This AI Paper from Cohere AI Introduces a Multi-faceted Approach to AI Governance by Rethinking Compute Thresholds


As AI systems become more advanced, ensuring their safe and ethical deployment has become a critical concern for researchers and policymakers. One of the pressing issues in AI governance is the management of risks associated with increasingly powerful AI systems. These risks include potential misuse, ethical concerns, and unintended consequences that could arise from AI’s growing capabilities. Policymakers are exploring various strategies to mitigate these risks, but the challenge lies in accurately predicting and controlling the potential harms AI systems might cause as they scale.

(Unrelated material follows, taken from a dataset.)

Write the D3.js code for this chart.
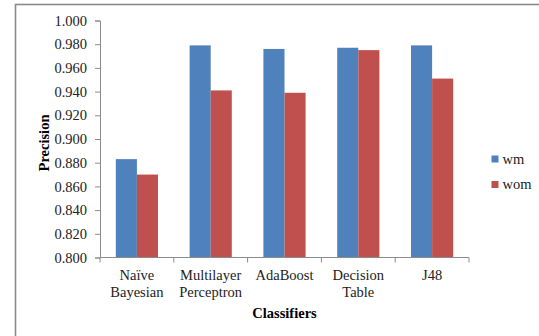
<!DOCTYPE html>
<html>
<head>
<meta charset="utf-8">
<script src="https://cdn.jsdelivr.net/npm/d3@7"></script>
</head>
<body style="margin:0;padding:0;background:#fff">
<svg id="chart" width="539" height="336" style="display:block"></svg>
<script>
// Classifier precision with (wm) and without (wom) the extra feature set
const classifiers = [["Naïve", "Bayesian"], ["Multilayer", "Perceptron"], ["AdaBoost"], ["Decision", "Table"], ["J48"]];
const seriesNames = ["wm", "wom"];
const wmValues  = [0.883, 0.979, 0.976, 0.977, 0.979];
const womValues = [0.870, 0.941, 0.939, 0.975, 0.951];
const yTicks = [0.800, 0.820, 0.840, 0.860, 0.880, 0.900, 0.920, 0.940, 0.960, 0.980, 1.000];
const colors = ["#4F81BD", "#C0504D"];

const FONT = "'Liberation Serif', 'Times New Roman', serif";
const FS = "14.5px";
const svg = d3.select("#chart");
const W = 539, H = 336;
const plot = { left: 100, right: 469, top: 20.5, bottom: 257.5 };

// outer chart frame (right and bottom edges fall outside the view)
svg.append("rect")
  .attr("x", 15.5).attr("y", 4.5)
  .attr("width", W + 10).attr("height", H + 10)
  .attr("fill", "none").attr("stroke", "#8a8a8a").attr("stroke-width", 1.6);

const keys = classifiers.map((c, i) => i);
const x = d3.scaleBand().domain(keys).range([plot.left, plot.right]).paddingInner(0).paddingOuter(0);
const barW = x.bandwidth() / 3.5;           // 150% gap between clusters
const xs = d3.scaleBand().domain(seriesNames).range([0, barW * 2]);
const y = d3.scaleLinear().domain([0.8, 1.0]).range([plot.bottom, plot.top]);

// bars
const data = keys.map(i => ({ i, vals: [wmValues[i], womValues[i]] }));
const groups = svg.append("g").selectAll("g").data(data).join("g")
  .attr("transform", d => `translate(${x(d.i) + (x.bandwidth() - barW * 2) / 2},0)`);
groups.selectAll("rect").data(d => d.vals.map((v, k) => ({ v, k })))
  .join("rect")
  .attr("x", d => xs(seriesNames[d.k]))
  .attr("width", xs.bandwidth())
  .attr("y", d => y(d.v))
  .attr("height", d => y(0.8) - y(d.v))
  .attr("fill", d => colors[d.k]);

// y axis
const yAxis = d3.axisLeft(y).tickValues(yTicks).tickFormat(d3.format(".3f")).tickSize(5).tickPadding(8);
const gy = svg.append("g").attr("transform", `translate(${plot.left},0)`).call(yAxis);
gy.select(".domain").attr("stroke", "#8c8c8c");
gy.selectAll(".tick line").attr("stroke", "#8c8c8c");
gy.selectAll(".tick text").style("font-family", FONT).style("font-size", FS).attr("fill", "#222");

// x axis: boundary ticks between categories
const gx = svg.append("g").attr("transform", `translate(0,${plot.bottom})`);
gx.append("line").attr("x1", plot.left).attr("x2", plot.right).attr("stroke", "#8c8c8c");
const bounds = keys.map(i => x(i)).concat([plot.right]);
gx.selectAll("line.tk").data(bounds).join("line").attr("class", "tk")
  .attr("x1", d => d).attr("x2", d => d).attr("y1", 0).attr("y2", 5).attr("stroke", "#8c8c8c");
gx.selectAll("text.cat").data(data).join("text").attr("class", "cat")
  .attr("x", d => x(d.i) + x.bandwidth() / 2)
  .attr("text-anchor", "middle")
  .style("font-family", FONT).style("font-size", FS).attr("fill", "#222")
  .each(function(d) {
    const t = d3.select(this);
    classifiers[d.i].forEach((line, li) => {
      t.append("tspan").attr("x", x(d.i) + x.bandwidth() / 2).attr("y", 22.5 + li * 17).text(line);
    });
  });

// axis titles
svg.append("text")
  .attr("x", (plot.left + plot.right) / 2).attr("y", 317.5)
  .attr("text-anchor", "middle")
  .style("font-family", FONT).style("font-weight", "bold").style("font-size", FS)
  .text("Classifiers");
svg.append("text")
  .attr("transform", `translate(48.5,${(plot.top + plot.bottom) / 2 + 4}) rotate(-90)`)
  .attr("text-anchor", "middle")
  .style("font-family", FONT).style("font-weight", "bold").style("font-size", FS)
  .text("Precision");

// legend
const legend = svg.append("g").selectAll("g").data(seriesNames).join("g")
  .attr("transform", (d, k) => `translate(491.5,${155.5 + k * 25.5})`);
legend.append("rect").attr("width", 7).attr("height", 7).attr("fill", (d, k) => colors[k]);
legend.append("text").attr("x", 11).attr("y", 8)
  .style("font-family", FONT).style("font-size", FS).attr("fill", "#222").text(d => d);
</script>
</body>
</html>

Current governance strategies often rely on defining thresholds for the computational power (measured in FLOP – floating-point operations) used to train AI models. These thresholds are intended to identify and regulate AI systems that exceed certain levels of computational intensity under the assumption that higher compute correlates with greater risk. Frameworks like the White House Executive Orders on AI Safety and the EU AI Act have incorporated these thresholds into their policies.

Cohere for AI researcher has introduced a critical examination of these compute thresholds as a governance tool. They argue that current implementations are shortsighted and fail to effectively mitigate risks. They emphasize that the relationship between compute and risk is highly uncertain and rapidly evolving. Instead of relying solely on compute thresholds, they suggest a more nuanced approach to AI governance that considers multiple factors influencing AI’s risk profile.

The proposed approach advocates for a dynamic and comprehensive evaluation of AI systems rather than fixed compute thresholds. This includes better specifying FLOP as a metric, considering additional dimensions of AI performance and risk, and implementing adaptive thresholds that adjust to the evolving landscape of AI capabilities. The researchers recommend enhancing transparency and standardization in reporting AI risks and aligning governance practices with the actual performance and potential harms of AI systems. This comprehensive method involves examining factors such as the quality of training data, optimization techniques, and the specific applications of AI models to ensure a more accurate assessment of potential risks.

The research highlights that fixed compute thresholds often miss significant risks associated with smaller, highly optimized AI models. Empirical evidence suggests that many current policies need to account for the rapid advancements and optimization techniques that can make smaller models as capable and risky as larger ones. For instance, models with less than 13 billion parameters have been shown to outperform larger models with over 176 billion parameters in certain tasks. This oversight indicates that compute thresholds, as currently applied, are unreliable predictors of AI risks and need substantial revision to be effective.

One noteworthy result from the research is that smaller models, when optimized, can achieve performance levels comparable to much larger models. For example, the study found that smaller models could reach up to 77.15% performance scores on benchmark tests, a significant improvement from the 38.59% average just two years prior. Furthermore, the researchers pointed out that the current thresholds, such as those set by the EU AI Act and the White House Executive Order, do not capture the nuances of model performance and risk, as they primarily focus on the sheer amount of compute without considering the specific capabilities and optimizations of the models.

In conclusion, the research underscores the inadequacy of compute thresholds as a standalone governance tool for AI. The problem lies in the unpredictable relationship between compute and risk, necessitating a more flexible and informed approach to regulation. The proposed solution involves shifting towards dynamic thresholds and multi-faceted risk assessments that can better anticipate and mitigate the risks posed by advanced AI systems. Researchers emphasize the need for policies that evolve with the technology and accurately reflect the complexities of modern AI development.